>> BEGIN

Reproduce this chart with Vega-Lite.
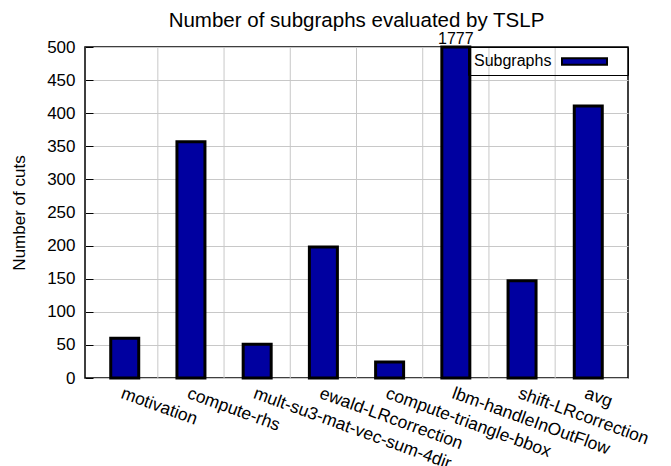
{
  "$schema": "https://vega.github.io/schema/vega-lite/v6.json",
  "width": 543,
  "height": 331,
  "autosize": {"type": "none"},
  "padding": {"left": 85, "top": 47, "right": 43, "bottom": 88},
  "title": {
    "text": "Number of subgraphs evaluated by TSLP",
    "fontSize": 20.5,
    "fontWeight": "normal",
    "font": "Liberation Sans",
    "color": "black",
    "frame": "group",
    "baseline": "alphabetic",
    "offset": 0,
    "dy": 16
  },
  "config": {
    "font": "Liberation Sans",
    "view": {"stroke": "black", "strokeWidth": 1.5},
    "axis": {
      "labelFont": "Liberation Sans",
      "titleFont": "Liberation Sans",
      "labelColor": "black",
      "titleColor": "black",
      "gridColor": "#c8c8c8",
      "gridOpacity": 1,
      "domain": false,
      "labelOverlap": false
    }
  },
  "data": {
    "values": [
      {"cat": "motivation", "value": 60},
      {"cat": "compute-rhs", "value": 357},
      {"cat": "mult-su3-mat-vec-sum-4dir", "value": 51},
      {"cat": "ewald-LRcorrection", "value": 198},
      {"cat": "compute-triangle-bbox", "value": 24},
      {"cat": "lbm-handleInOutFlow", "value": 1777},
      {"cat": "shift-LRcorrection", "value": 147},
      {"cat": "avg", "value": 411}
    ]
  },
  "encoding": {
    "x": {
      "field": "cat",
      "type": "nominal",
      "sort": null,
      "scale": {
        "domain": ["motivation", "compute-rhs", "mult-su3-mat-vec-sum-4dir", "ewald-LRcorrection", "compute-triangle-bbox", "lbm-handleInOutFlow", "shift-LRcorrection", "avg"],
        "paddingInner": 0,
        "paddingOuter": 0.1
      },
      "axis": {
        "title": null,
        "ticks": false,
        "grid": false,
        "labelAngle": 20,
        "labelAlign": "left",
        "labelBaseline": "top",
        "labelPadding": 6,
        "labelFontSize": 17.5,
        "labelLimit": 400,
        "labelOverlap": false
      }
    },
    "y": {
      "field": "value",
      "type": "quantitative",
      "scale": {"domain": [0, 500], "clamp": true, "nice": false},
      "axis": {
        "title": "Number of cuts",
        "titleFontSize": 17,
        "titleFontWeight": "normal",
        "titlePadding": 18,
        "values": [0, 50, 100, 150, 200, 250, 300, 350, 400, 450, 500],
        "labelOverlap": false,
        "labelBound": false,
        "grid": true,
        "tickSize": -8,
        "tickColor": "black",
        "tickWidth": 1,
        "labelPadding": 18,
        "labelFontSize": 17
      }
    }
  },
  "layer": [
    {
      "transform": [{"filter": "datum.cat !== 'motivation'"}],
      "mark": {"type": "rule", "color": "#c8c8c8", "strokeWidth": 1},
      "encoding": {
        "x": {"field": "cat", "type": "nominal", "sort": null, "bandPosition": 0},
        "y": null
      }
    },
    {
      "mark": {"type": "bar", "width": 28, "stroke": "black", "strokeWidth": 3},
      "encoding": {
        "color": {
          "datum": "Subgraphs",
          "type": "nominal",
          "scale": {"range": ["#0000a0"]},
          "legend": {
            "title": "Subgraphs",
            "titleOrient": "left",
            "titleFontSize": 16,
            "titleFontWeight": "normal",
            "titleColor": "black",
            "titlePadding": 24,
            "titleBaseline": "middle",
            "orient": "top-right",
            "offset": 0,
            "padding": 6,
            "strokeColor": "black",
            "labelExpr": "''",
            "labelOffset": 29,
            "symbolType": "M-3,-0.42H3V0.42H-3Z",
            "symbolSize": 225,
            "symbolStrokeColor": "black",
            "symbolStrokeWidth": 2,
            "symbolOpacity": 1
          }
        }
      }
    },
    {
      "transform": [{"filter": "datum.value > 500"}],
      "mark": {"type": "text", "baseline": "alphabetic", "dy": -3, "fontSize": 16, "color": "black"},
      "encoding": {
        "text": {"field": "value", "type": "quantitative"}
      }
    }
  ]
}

>> END

### INSTRUCTION
Quote the listing above in full, except for the pictures.

### TASK RESULT
Reproduce this chart with Vega-Lite.
{
  "$schema": "https://vega.github.io/schema/vega-lite/v6.json",
  "width": 543,
  "height": 331,
  "autosize": {"type": "none"},
  "padding": {"left": 85, "top": 47, "right": 43, "bottom": 88},
  "title": {
    "text": "Number of subgraphs evaluated by TSLP",
    "fontSize": 20.5,
    "fontWeight": "normal",
    "font": "Liberation Sans",
    "color": "black",
    "frame": "group",
    "baseline": "alphabetic",
    "offset": 0,
    "dy": 16
  },
  "config": {
    "font": "Liberation Sans",
    "view": {"stroke": "black", "strokeWidth": 1.5},
    "axis": {
      "labelFont": "Liberation Sans",
      "titleFont": "Liberation Sans",
      "labelColor": "black",
      "titleColor": "black",
      "gridColor": "#c8c8c8",
      "gridOpacity": 1,
      "domain": false,
      "labelOverlap": false
    }
  },
  "data": {
    "values": [
      {"cat": "motivation", "value": 60},
      {"cat": "compute-rhs", "value": 357},
      {"cat": "mult-su3-mat-vec-sum-4dir", "value": 51},
      {"cat": "ewald-LRcorrection", "value": 198},
      {"cat": "compute-triangle-bbox", "value": 24},
      {"cat": "lbm-handleInOutFlow", "value": 1777},
      {"cat": "shift-LRcorrection", "value": 147},
      {"cat": "avg", "value": 411}
    ]
  },
  "encoding": {
    "x": {
      "field": "cat",
      "type": "nominal",
      "sort": null,
      "scale": {
        "domain": ["motivation", "compute-rhs", "mult-su3-mat-vec-sum-4dir", "ewald-LRcorrection", "compute-triangle-bbox", "lbm-handleInOutFlow", "shift-LRcorrection", "avg"],
        "paddingInner": 0,
        "paddingOuter": 0.1
      },
      "axis": {
        "title": null,
        "ticks": false,
        "grid": false,
        "labelAngle": 20,
        "labelAlign": "left",
        "labelBaseline": "top",
        "labelPadding": 6,
        "labelFontSize": 17.5,
        "labelLimit": 400,
        "labelOverlap": false
      }
    },
    "y": {
      "field": "value",
      "type": "quantitative",
      "scale": {"domain": [0, 500], "clamp": true, "nice": false},
      "axis": {
        "title": "Number of cuts",
        "titleFontSize": 17,
        "titleFontWeight": "normal",
        "titlePadding": 18,
        "values": [0, 50, 100, 150, 200, 250, 300, 350, 400, 450, 500],
        "labelOverlap": false,
        "labelBound": false,
        "grid": true,
        "tickSize": -8,
        "tickColor": "black",
        "tickWidth": 1,
        "labelPadding": 18,
        "labelFontSize": 17
      }
    }
  },
  "layer": [
    {
      "transform": [{"filter": "datum.cat !== 'motivation'"}],
      "mark": {"type": "rule", "color": "#c8c8c8", "strokeWidth": 1},
      "encoding": {
        "x": {"field": "cat", "type": "nominal", "sort": null, "bandPosition": 0},
        "y": null
      }
    },
    {
      "mark": {"type": "bar", "width": 28, "stroke": "black", "strokeWidth": 3},
      "encoding": {
        "color": {
          "datum": "Subgraphs",
          "type": "nominal",
          "scale": {"range": ["#0000a0"]},
          "legend": {
            "title": "Subgraphs",
            "titleOrient": "left",
            "titleFontSize": 16,
            "titleFontWeight": "normal",
            "titleColor": "black",
            "titlePadding": 24,
            "titleBaseline": "middle",
            "orient": "top-right",
            "offset": 0,
            "padding": 6,
            "strokeColor": "black",
            "labelExpr": "''",
            "labelOffset": 29,
            "symbolType": "M-3,-0.42H3V0.42H-3Z",
            "symbolSize": 225,
            "symbolStrokeColor": "black",
            "symbolStrokeWidth": 2,
            "symbolOpacity": 1
          }
        }
      }
    },
    {
      "transform": [{"filter": "datum.value > 500"}],
      "mark": {"type": "text", "baseline": "alphabetic", "dy": -3, "fontSize": 16, "color": "black"},
      "encoding": {
        "text": {"field": "value", "type": "quantitative"}
      }
    }
  ]
}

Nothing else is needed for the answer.